▶ Given task:
Of all the lines in these entries, how many contain the string "matplotlib"? Give only that count.

▶ Data:
::::

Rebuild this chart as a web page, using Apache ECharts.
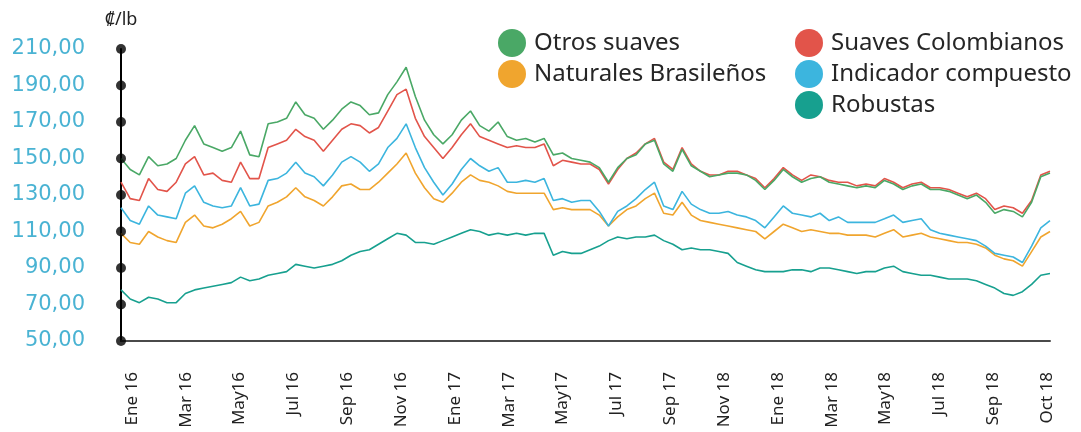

::::

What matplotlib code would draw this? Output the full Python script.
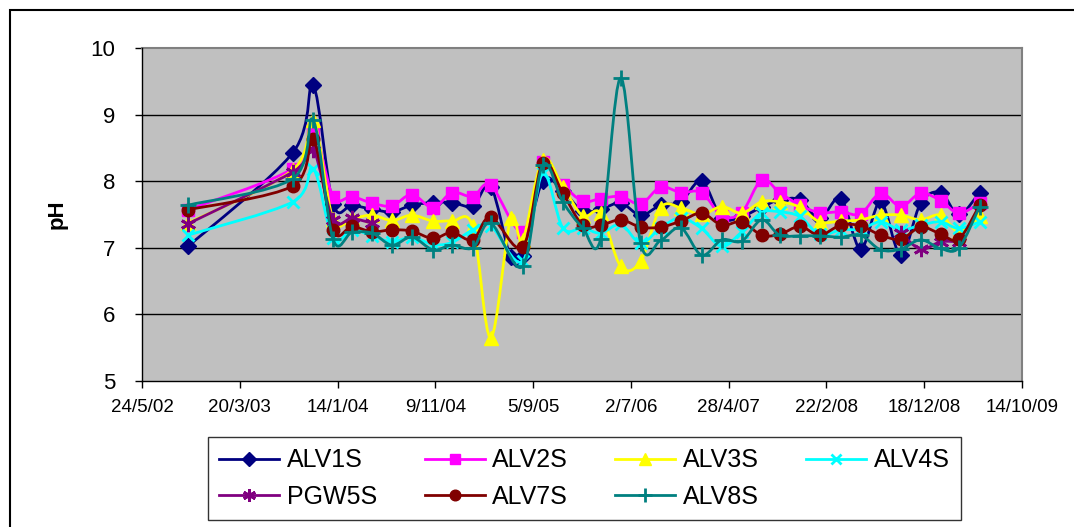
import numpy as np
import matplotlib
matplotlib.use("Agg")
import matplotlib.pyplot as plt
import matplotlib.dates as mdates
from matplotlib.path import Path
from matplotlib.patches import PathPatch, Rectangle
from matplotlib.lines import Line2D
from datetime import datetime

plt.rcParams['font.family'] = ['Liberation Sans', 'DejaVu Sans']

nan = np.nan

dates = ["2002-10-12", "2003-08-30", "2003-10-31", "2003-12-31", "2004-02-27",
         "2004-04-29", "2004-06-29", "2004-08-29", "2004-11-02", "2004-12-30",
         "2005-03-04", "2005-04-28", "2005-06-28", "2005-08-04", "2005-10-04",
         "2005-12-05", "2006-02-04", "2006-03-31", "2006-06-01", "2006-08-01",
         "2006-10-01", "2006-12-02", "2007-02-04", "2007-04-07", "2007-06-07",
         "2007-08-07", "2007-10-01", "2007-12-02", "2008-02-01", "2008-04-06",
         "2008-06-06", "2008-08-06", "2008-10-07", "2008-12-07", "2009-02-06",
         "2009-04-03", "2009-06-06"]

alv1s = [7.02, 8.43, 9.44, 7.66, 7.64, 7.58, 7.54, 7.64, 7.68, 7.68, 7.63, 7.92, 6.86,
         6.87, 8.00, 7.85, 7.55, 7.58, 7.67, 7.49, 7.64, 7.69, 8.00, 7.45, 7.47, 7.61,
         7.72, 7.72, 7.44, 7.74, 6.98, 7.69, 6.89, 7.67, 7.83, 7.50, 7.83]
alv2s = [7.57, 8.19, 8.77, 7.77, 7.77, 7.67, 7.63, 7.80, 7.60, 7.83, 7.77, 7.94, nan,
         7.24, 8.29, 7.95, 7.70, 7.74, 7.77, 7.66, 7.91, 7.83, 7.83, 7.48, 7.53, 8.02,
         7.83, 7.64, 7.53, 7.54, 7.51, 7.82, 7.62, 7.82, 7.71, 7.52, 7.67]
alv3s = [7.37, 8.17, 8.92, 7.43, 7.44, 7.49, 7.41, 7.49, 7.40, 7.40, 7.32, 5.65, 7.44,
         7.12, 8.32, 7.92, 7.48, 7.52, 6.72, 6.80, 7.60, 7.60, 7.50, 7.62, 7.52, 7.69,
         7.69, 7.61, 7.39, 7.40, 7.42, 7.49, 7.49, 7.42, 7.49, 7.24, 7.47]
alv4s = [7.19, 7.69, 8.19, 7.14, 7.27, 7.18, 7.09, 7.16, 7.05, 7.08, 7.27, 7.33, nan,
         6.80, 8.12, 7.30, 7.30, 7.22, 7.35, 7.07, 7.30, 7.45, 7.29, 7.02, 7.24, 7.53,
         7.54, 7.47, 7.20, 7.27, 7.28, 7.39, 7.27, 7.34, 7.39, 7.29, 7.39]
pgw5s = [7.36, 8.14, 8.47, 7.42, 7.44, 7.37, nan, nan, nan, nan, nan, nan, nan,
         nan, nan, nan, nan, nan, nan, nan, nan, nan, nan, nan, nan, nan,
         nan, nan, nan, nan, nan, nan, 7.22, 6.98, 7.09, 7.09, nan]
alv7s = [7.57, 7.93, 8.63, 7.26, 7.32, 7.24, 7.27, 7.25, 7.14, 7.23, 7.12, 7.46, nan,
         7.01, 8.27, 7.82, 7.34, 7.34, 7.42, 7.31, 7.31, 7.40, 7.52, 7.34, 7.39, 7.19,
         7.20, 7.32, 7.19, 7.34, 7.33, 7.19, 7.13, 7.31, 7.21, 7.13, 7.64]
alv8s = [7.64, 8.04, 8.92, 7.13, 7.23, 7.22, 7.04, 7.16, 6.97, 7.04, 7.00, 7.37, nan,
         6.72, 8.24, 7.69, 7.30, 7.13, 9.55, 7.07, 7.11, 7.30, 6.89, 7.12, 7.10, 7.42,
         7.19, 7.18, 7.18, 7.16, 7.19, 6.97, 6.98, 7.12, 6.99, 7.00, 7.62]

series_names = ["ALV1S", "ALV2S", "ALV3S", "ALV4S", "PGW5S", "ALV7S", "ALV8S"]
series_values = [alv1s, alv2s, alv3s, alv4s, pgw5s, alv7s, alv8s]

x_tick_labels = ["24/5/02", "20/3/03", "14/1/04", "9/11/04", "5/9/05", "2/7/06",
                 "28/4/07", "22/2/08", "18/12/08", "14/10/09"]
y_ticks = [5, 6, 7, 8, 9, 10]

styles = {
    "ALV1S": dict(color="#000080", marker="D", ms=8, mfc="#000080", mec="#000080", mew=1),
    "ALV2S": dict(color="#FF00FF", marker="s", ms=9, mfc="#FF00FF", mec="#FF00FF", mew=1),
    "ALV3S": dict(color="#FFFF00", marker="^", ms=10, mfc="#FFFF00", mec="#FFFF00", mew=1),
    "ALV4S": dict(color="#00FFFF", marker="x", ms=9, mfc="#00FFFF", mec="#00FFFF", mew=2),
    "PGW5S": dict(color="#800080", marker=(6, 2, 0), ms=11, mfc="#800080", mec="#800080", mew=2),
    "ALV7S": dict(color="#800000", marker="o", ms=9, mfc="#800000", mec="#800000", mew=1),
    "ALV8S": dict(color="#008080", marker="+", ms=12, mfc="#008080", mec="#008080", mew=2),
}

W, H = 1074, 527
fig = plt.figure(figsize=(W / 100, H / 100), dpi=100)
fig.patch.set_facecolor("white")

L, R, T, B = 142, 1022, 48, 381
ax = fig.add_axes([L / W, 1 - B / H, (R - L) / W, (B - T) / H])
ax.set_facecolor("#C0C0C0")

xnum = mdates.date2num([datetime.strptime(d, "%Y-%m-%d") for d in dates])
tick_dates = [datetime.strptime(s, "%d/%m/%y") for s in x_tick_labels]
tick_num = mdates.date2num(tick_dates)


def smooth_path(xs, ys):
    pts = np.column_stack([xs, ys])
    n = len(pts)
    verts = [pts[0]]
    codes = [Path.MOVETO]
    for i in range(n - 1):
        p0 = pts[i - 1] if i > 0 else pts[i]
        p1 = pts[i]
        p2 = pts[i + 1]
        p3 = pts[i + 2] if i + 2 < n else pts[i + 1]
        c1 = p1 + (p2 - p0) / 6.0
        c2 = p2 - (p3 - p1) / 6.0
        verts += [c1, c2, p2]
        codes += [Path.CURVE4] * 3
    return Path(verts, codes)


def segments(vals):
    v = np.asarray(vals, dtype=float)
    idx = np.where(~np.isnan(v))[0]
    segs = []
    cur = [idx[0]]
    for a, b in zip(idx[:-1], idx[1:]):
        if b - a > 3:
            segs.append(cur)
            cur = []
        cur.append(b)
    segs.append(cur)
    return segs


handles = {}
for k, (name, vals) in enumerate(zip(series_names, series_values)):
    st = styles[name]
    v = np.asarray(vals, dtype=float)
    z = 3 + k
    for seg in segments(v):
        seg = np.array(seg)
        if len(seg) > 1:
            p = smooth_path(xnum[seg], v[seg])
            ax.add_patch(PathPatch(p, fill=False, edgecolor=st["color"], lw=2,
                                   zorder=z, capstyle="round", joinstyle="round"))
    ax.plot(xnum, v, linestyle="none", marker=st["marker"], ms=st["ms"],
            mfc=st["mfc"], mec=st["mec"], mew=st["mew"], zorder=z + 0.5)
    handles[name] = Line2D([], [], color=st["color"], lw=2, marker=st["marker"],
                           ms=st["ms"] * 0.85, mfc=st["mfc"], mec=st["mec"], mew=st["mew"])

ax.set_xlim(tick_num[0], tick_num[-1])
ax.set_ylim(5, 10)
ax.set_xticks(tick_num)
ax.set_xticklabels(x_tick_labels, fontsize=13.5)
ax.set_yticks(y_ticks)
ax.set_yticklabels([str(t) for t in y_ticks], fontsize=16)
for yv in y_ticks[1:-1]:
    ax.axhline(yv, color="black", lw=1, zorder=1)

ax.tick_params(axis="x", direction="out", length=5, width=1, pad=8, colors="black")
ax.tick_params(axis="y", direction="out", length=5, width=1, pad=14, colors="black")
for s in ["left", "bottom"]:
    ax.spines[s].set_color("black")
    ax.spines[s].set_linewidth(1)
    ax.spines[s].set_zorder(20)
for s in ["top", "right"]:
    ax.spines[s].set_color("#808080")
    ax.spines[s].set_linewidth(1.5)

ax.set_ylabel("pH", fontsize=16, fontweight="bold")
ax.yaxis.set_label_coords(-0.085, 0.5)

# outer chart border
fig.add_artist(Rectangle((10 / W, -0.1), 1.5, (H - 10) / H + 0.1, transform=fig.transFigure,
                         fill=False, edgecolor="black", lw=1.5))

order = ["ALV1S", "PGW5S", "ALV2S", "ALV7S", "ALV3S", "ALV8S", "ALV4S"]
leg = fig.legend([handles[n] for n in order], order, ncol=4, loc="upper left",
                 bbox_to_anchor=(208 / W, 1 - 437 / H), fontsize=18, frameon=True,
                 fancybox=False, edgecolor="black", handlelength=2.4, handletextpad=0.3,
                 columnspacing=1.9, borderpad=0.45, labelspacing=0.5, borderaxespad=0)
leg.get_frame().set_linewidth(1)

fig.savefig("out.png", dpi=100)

::::

▶ Worked solution:
8